Sleep that knits up the raveled sleave of care

Sleep that knits up the raveled sleave of care,

The death of each day’s life, sore labor’s bath,

Balm of hurt minds, great nature’s second course,

Chief nourisher in life’s feast. 

[Macbeth 2.2.49-52]

Sleep.

When you really need it, wherever you can get it–a 10 or 20 minute doze in a crowded train or plane, or an extra three or four times of hitting snooze before the day ahead–is absolutely glorious.

Sleep is a common motif in Shakespeare’s plays, especially the tragedies, histories, and of course, A Midsummer Night’s Dream.

In the above passage from Macbeth, Shakespeare likens life to a feast, and sleep as the primary comfort and replenisher for our waking hours full of cares, physical expenditures, and emotional pain.

Sometimes we are depressed and just want to disappear into the oblivion of sleep–or media or alcohol–to escape our thoughts and woes.

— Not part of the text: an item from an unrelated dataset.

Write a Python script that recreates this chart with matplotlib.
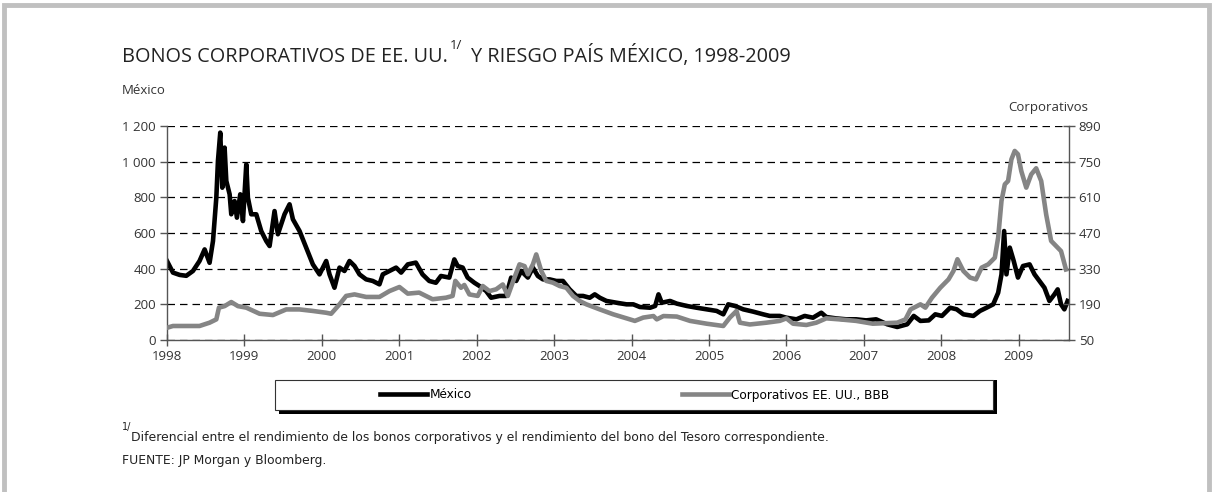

But sometimes, when we’re really lucky, the exhaustion we feel is purely physical. There’s nothing wrong with us. We haven’t lost our zest for life, or even our desire to party. Great travel, vigorous activities we love and are still getting better at, crisp fresh air and stunning new vistas have made our bodies crackle with excitement. And after a week or so of feeling so vitally alive, we are just fricking physically spent.

The French say “I’ll sleep when I’m dead,” and especially when I’m in Europe, or on vacation in general, I tend to honor that theory. But at a certain point, no love, or wave, or trail, or bike ride, or shopping spree, or picnic feels more sublimely, viscerally decadent than sinking into cozy cosseted rest. In a good bed with soft, feathery duvets–or even in a $65 a night room with too-stiff clean cotton sheets–the hug of covers, and having my body held up by something other than my own strength, nourishes me to the core.

Sleep.

Whether alone; with someone deeply longed for; alongside a known and tender loved one; or with the comfort of a pet who’s been missing you pressed up into your side;  if you go hard enough for long enough, no meal, or night of revelry, or camaraderie of friends is more luxurious than sleep.